= James Bell (Australian politician) =

Australian politician, born 1836

James Bell (26 September 1836 – 24 February 1908) was an Australian politician, member of the Victorian Legislative Council from 1880
to May 1904.

==Early life==
Bell was born at Sanquhar, Dumfriesshire, Scotland, the son of James Bell, a store-keeper, and his wife Ann (née Turnbull).
Bell emigrated to Victoria in 1857, commenced business at Dunolly and was one of the first representatives of the district, mayor from 1862 to 1865.

==Political career==
In 1881 the Reform Act included Dunolly in the North West Province.
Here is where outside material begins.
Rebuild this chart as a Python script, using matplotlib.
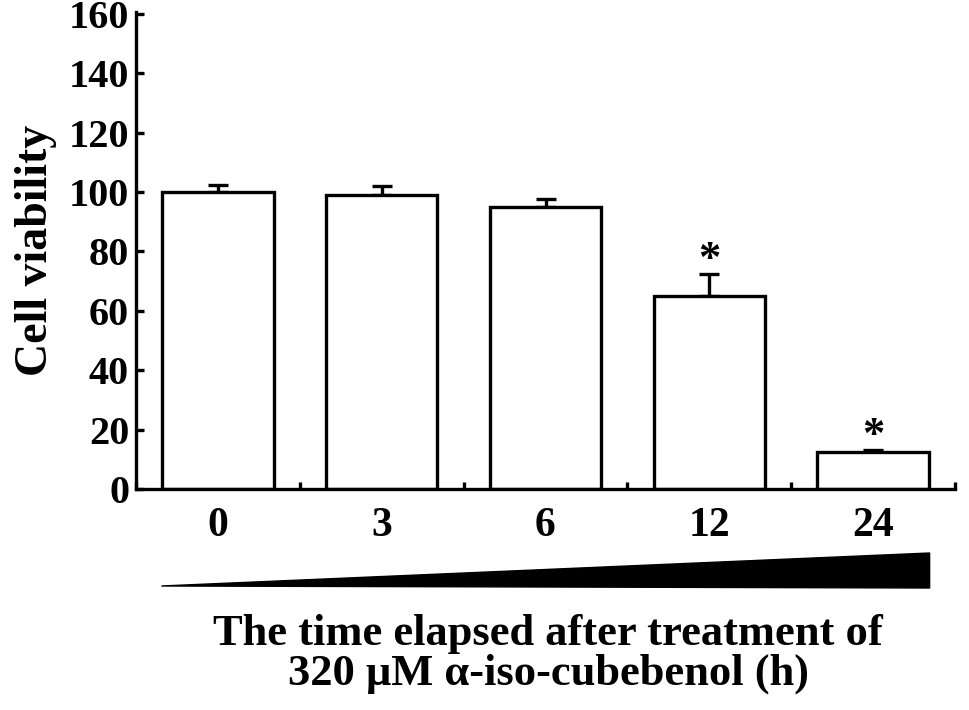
import matplotlib
matplotlib.use("Agg")
import matplotlib.pyplot as plt
import matplotlib.transforms as mtransforms
from matplotlib.patches import Polygon

categories = ["0", "3", "6", "12", "24"]
values = [100, 99, 95, 65, 12.5]
errors = [2.3, 3.0, 2.5, 7.5, 0.7]
significant = [False, False, False, True, True]
yticks = [0, 20, 40, 60, 80, 100, 120, 140, 160]

plt.rcParams['font.family'] = ['Liberation Serif', 'DejaVu Serif']
plt.rcParams['font.weight'] = 'bold'

fig = plt.figure(figsize=(9.69, 7.10), dpi=100)
ax = fig.add_axes([136/969, 1-489/710, (955-136)/969, (489-12)/710])

x = list(range(len(categories)))
lw = 2.4
ax.bar(x, values, width=0.68, color='white', edgecolor='black', linewidth=lw, zorder=2)
ax.errorbar(x, values, yerr=[[0]*len(errors), errors], fmt='none', ecolor='black',
            elinewidth=lw, capsize=7, capthick=lw, zorder=1)

for xi, v, e, s in zip(x, values, errors, significant):
    if s:
        ax.text(xi, v + e + 4.5, '*', ha='center', va='center', fontsize=32, fontweight='bold')

ax.set_xlim(-0.5, len(categories) - 0.5)
ax.set_ylim(0, 160.6)
ax.set_yticks(yticks)
ax.set_yticklabels([str(t) for t in yticks], fontsize=29, fontweight='bold')
ax.set_xticks(x)
ax.set_xticklabels(categories, fontsize=30, fontweight='bold')
ax.set_xticks([i - 0.5 for i in range(len(categories) + 1)], minor=True)
ax.tick_params(axis='x', which='major', length=0, pad=13)
ax.tick_params(axis='x', which='minor', direction='in', length=5, width=lw)
ax.tick_params(axis='y', which='major', direction='in', length=6, width=lw, pad=5)

for sp in ['top', 'right']:
    ax.spines[sp].set_visible(False)
for sp in ['left', 'bottom']:
    ax.spines[sp].set_linewidth(lw)

ax.set_ylabel('Cell viability', fontsize=33, fontweight='bold', labelpad=8)

# wedge (increasing time)
trans = mtransforms.blended_transform_factory(ax.transData, fig.transFigure)
wedge = Polygon([(-0.345, 1-586/710), (4.345, 1-553/710), (4.345, 1-588/710)],
                closed=True, facecolor='black', edgecolor='black', transform=trans, clip_on=False)
fig.patches.append(wedge)

fig.text(548/969, 1-654/710, 'The time elapsed after treatment of\n320 \u03bcM \u03b1-iso-cubebenol (h)',
         ha='center', va='center', fontsize=32, fontweight='bold', linespacing=0.97)

fig.savefig('out.png', dpi=100)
He accepted office without portfolio in the Duncan Gillies-Alfred Deakin Government on 20 April 1886, and acted as Minister of Defence during Sir James Lorimer's absence in England, in 1887. He also assisted Mr. Dow in discharging the duties of Minister of Water Supply during Mr. Deakin's attendance at the Colonial Conference in London in that year. On the death of Sir James Lorimer, in September 1889, he was appointed Minister of Defence, and retired with his colleagues in November 1890. Bell remained in the council until May 1904.

==Business career==
Bell opened a business in Melbourne in 1886. He was a major shareholder in the City Newspaper Company, chairman of Swallow & Ariell Limited and a director of the Mercantile Bank. After the Bank collapsed due to land speculation in 1892, Bell and other directors were charged with conspiring to produce "a false and fraudulent balance sheet". Alfred Deakin defended Bell before the magistrates and Bell was found not guilty.
James Bell and Company was also a major grain exporter, having branches in Adelaide, Sydney and South Africa as well as the Melbourne headquarters.

==Legacy==
Bell died on 24 February 1908, at his home Sherbrook, Elsternwick, Victoria, survived by his wife Elizabeth (née Riddell), and all but two of their eleven children. He was buried at Brighton Cemetery. Bell's eldest son, George, carried on the family business.